- The input
---
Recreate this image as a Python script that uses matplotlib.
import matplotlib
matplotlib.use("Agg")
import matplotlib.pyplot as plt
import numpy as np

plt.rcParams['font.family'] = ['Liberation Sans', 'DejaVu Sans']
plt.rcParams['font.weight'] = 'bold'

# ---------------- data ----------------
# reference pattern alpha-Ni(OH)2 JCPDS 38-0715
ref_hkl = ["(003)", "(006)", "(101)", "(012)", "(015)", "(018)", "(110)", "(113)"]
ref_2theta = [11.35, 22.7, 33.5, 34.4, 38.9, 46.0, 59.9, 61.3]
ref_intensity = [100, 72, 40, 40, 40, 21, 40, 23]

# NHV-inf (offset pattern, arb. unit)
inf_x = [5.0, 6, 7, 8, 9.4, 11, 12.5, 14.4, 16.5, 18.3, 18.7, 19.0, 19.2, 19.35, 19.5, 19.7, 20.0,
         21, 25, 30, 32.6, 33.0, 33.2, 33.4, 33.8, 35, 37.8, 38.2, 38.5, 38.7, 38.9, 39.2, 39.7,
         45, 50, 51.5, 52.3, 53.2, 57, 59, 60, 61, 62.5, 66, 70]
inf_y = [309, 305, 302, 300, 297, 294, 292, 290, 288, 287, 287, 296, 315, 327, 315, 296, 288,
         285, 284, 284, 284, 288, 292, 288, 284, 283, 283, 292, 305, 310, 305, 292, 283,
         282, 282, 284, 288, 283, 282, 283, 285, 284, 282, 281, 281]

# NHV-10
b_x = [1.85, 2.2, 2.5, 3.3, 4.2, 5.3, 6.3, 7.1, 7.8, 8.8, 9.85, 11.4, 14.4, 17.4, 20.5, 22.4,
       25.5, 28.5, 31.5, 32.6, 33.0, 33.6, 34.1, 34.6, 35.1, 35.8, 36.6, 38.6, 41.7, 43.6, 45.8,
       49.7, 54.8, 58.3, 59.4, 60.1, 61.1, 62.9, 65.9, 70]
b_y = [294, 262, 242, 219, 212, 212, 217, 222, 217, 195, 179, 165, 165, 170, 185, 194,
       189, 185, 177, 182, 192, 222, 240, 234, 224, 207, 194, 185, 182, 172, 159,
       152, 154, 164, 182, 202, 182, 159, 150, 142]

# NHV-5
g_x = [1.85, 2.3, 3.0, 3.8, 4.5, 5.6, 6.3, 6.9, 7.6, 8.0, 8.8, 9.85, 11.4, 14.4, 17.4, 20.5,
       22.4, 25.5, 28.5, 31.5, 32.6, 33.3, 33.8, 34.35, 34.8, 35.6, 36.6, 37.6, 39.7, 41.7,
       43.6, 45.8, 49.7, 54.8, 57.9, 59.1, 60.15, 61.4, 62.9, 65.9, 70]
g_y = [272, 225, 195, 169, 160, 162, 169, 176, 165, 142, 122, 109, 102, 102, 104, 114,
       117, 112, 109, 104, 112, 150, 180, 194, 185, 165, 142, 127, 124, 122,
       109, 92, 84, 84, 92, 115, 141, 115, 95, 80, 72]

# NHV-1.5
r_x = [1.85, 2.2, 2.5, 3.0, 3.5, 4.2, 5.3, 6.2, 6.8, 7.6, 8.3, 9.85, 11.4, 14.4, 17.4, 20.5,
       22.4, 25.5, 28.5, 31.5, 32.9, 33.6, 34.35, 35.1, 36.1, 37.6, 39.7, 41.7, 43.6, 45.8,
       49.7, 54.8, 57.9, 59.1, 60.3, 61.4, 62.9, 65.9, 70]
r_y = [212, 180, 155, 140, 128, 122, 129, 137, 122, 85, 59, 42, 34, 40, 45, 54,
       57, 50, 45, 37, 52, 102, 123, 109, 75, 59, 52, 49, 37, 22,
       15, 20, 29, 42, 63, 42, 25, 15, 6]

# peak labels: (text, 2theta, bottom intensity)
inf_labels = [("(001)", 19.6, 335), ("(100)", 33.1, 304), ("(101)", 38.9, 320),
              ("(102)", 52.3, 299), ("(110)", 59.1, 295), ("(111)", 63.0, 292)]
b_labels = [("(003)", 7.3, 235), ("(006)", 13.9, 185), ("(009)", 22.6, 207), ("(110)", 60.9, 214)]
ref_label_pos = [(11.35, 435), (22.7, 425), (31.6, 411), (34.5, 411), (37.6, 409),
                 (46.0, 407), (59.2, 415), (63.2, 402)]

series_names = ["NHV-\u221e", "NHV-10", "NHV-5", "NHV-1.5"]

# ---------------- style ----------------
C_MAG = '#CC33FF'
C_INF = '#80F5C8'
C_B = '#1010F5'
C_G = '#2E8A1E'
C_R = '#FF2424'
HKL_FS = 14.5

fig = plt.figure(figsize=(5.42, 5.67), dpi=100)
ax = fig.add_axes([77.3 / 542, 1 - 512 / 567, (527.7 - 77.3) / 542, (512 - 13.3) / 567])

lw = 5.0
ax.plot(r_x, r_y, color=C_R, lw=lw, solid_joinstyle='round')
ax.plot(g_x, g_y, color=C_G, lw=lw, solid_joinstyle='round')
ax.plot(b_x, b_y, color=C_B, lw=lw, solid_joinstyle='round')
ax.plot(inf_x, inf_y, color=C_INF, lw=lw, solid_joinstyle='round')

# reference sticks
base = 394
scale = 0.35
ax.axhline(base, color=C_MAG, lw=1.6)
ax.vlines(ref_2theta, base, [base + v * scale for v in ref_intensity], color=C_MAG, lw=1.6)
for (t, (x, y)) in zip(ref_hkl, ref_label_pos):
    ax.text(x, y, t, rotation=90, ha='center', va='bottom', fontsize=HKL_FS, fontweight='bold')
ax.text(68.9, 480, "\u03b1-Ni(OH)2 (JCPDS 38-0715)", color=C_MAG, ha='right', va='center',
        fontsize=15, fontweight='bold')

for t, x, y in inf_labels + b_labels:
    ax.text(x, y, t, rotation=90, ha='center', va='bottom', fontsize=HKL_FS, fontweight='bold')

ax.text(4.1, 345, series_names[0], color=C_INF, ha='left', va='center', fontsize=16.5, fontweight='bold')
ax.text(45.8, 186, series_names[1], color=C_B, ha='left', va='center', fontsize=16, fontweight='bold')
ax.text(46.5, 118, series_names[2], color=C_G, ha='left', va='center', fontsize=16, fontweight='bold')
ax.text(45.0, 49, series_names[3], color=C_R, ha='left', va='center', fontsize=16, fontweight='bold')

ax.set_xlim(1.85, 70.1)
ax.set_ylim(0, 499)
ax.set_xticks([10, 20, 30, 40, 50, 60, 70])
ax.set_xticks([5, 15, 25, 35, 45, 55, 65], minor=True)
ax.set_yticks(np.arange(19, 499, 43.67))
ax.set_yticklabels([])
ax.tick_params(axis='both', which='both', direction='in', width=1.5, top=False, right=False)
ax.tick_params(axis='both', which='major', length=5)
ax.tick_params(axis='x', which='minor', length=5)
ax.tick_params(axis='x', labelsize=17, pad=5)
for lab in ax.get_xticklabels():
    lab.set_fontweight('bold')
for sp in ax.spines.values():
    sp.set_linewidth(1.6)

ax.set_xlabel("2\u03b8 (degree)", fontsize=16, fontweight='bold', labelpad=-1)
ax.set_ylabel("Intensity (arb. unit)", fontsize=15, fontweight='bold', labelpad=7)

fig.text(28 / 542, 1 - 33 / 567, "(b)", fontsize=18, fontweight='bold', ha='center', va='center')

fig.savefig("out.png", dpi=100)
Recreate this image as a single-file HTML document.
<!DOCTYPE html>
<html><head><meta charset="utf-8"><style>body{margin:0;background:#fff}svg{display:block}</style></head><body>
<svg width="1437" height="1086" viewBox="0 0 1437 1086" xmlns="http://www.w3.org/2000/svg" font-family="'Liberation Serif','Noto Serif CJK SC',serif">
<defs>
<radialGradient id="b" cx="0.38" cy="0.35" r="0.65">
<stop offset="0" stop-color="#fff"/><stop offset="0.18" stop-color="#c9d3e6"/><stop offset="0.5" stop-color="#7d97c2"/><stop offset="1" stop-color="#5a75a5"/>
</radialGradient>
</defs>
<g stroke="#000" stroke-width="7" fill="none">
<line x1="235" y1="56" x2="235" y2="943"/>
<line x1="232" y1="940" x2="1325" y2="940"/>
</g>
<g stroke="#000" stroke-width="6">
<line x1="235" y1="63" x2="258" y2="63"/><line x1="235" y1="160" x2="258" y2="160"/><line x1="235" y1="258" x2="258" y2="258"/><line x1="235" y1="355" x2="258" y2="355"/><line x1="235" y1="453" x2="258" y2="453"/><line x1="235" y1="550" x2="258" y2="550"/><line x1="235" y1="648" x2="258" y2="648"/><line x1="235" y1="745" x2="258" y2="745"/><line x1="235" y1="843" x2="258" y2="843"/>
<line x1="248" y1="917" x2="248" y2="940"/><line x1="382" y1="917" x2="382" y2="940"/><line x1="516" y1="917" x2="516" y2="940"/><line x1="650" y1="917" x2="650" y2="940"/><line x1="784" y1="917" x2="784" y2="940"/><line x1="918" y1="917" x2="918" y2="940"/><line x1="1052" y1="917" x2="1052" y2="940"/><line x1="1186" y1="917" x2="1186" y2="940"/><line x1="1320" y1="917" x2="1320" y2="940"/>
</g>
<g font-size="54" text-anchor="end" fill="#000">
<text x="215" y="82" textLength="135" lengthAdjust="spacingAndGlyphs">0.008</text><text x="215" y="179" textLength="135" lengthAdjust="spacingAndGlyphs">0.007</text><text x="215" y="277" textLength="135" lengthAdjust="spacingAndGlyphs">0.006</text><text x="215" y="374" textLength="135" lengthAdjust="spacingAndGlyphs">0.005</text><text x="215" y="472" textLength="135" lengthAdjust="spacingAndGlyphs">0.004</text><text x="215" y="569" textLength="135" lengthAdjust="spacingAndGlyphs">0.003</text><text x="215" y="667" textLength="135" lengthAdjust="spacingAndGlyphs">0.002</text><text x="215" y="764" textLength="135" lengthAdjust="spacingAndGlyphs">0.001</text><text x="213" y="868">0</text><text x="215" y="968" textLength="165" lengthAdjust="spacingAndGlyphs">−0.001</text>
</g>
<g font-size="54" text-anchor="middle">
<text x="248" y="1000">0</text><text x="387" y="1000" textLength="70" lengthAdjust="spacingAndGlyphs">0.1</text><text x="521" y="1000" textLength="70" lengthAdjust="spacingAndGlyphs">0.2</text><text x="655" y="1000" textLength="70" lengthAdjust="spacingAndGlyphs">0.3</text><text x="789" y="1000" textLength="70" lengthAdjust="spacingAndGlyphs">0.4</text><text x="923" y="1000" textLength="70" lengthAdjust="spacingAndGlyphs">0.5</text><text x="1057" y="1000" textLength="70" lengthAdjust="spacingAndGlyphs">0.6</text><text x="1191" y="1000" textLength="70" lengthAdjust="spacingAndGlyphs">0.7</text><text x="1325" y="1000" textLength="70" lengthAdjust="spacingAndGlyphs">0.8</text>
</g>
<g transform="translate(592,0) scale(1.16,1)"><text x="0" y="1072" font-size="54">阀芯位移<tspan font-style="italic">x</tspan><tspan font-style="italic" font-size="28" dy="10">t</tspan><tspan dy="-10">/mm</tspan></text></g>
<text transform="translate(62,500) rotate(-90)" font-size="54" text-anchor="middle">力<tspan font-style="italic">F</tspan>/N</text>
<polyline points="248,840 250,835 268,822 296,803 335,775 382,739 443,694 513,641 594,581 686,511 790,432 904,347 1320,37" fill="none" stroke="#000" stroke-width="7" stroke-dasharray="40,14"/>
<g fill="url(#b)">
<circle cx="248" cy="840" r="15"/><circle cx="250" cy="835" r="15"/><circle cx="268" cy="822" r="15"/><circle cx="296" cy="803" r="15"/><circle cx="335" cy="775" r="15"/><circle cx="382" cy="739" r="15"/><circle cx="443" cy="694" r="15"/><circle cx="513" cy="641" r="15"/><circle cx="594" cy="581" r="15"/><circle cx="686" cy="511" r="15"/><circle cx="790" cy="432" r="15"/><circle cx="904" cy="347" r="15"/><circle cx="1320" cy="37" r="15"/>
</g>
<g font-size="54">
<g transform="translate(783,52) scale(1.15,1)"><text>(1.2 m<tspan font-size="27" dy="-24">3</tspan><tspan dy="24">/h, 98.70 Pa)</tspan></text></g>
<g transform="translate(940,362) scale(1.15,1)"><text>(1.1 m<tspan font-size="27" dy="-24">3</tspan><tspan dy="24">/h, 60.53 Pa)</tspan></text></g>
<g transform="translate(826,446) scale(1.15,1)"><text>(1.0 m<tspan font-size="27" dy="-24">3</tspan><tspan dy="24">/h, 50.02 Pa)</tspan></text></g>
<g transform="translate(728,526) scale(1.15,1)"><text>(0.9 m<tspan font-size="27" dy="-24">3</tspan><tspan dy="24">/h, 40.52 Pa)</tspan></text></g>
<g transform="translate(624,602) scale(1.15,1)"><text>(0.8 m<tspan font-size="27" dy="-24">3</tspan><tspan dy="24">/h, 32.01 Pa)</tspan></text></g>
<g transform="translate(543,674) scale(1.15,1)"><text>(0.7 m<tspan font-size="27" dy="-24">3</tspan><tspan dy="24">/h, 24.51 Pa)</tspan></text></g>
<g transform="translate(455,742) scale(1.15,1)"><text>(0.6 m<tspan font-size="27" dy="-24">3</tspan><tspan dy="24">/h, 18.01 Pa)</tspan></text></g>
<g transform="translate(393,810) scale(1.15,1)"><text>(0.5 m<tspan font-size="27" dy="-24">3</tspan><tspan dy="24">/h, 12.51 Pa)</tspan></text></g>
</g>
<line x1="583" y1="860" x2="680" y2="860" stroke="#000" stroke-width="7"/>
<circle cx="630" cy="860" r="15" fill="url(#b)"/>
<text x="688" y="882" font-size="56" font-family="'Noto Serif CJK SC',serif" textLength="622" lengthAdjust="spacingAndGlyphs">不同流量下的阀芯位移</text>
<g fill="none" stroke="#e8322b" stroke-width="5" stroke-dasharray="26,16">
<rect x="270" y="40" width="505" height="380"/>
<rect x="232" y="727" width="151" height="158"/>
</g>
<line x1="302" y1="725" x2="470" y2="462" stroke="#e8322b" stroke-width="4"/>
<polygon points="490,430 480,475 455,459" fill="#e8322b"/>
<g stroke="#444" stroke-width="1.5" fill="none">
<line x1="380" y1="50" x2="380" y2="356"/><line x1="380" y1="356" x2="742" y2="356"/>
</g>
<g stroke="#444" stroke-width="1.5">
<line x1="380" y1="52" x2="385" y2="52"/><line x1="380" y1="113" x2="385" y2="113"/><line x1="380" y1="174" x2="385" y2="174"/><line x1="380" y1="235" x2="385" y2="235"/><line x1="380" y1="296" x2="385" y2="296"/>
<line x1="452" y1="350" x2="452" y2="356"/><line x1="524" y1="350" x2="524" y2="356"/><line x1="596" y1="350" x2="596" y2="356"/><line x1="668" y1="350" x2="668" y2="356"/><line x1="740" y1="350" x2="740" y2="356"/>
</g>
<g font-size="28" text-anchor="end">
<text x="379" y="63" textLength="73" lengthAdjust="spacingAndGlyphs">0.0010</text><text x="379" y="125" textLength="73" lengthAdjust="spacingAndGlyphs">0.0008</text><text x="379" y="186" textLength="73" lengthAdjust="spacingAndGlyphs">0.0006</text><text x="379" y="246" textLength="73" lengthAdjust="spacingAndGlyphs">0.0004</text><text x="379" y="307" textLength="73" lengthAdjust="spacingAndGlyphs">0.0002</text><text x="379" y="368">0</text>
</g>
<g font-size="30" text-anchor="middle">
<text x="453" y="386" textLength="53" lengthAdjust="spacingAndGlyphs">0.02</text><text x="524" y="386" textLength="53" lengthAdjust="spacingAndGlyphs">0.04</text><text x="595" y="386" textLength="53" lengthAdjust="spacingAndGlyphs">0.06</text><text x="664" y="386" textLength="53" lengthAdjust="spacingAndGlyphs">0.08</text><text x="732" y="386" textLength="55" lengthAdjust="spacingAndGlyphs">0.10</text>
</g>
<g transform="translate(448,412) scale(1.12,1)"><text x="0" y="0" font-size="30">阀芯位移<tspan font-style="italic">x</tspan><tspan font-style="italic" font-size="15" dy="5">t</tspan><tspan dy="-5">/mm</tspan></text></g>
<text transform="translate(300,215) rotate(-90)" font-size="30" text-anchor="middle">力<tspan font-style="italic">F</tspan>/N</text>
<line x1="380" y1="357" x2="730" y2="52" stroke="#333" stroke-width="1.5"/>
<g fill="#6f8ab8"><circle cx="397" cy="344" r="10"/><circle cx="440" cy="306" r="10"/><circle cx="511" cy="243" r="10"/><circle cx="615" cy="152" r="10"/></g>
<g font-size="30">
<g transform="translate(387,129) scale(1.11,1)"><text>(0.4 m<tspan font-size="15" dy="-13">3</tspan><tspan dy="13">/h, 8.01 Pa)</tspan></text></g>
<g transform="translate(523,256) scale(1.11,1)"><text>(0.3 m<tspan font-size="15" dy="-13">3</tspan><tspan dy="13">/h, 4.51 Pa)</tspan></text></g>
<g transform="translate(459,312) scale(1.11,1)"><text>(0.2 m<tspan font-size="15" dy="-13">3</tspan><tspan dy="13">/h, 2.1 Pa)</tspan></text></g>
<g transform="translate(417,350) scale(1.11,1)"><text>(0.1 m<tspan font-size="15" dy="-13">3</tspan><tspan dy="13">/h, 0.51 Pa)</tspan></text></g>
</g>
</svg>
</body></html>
---
- Set exercise
In the records above, find the lines containing "image" and copy them.

- Expected answer
Recreate this image as a Python script that uses matplotlib.
Recreate this image as a single-file HTML document.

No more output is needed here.